Now you can easily spot any meaningful differences between the two versions, and evaluate if these differences could cause problems for crawling and indexing.

This will highlight where JavaScript or other client-side code has manipulated the page content, and allows you to judge whether those changes will meaningfully impact on the page’s SEO.

DirtyMarkup Formatter

When you do your first DiffChecker comparison, you’ll quickly find that it’s not always very useful. When a page is rendered by Google, a lot of unnecessary HTML is stripped (such as closing slashes in HTML tags) and a general cleanup of the code happens.

Sometimes a webpage’s source code will be minified, which removes all spaces and tabs to save bytes. This leads to big walls of text that can be very hard, if not impossible, to analyse:

For this yeason, I always run both the raw HTML and the fully rendered code through the same code cleanup tool. I like to use DirtyMarkup Formatter for this.

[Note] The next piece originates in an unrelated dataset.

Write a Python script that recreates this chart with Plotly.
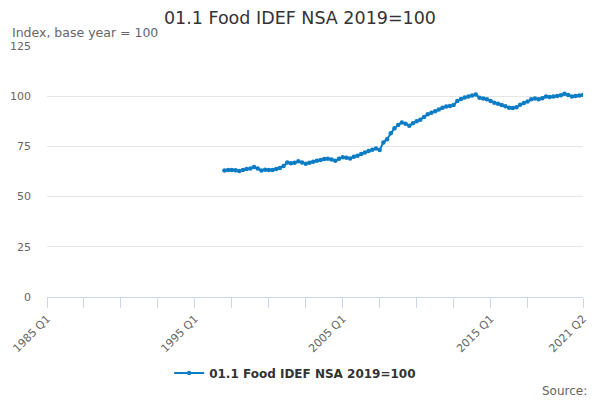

By running both the HTML source and the rendered DOM through the same cleanup tool, you end up with code on both sides of the comparison that has identical formatting. This then helps with identifying problems when you use Diff Checker to compare the two versions.

Comparing two neatly formatted pieces of code is much easier and allows you to quickly focus on areas of the code that are genuinely different – which indicates that either the browser or a piece of client-side code has manipulated the page in some way.

Built-In Comparison

If all of the above sounds like a lot of manual effort, you’re right. That’s why SEO tool vendors like DeepCrawl, Screaming Frog, and Sitebulb now have built-in comparison features for HTML and rendered versions of each crawled page on your site.

I still prefer to look at manual comparisons of key pages for every site that I audit. It’s not that I don’t trust the tools, but there’s a risk in only looking at websites through the lens of SEO tools. Nothing beats proper manual analysis of a webpage when it comes to finding SEO issues and making informed, actionable recommendations.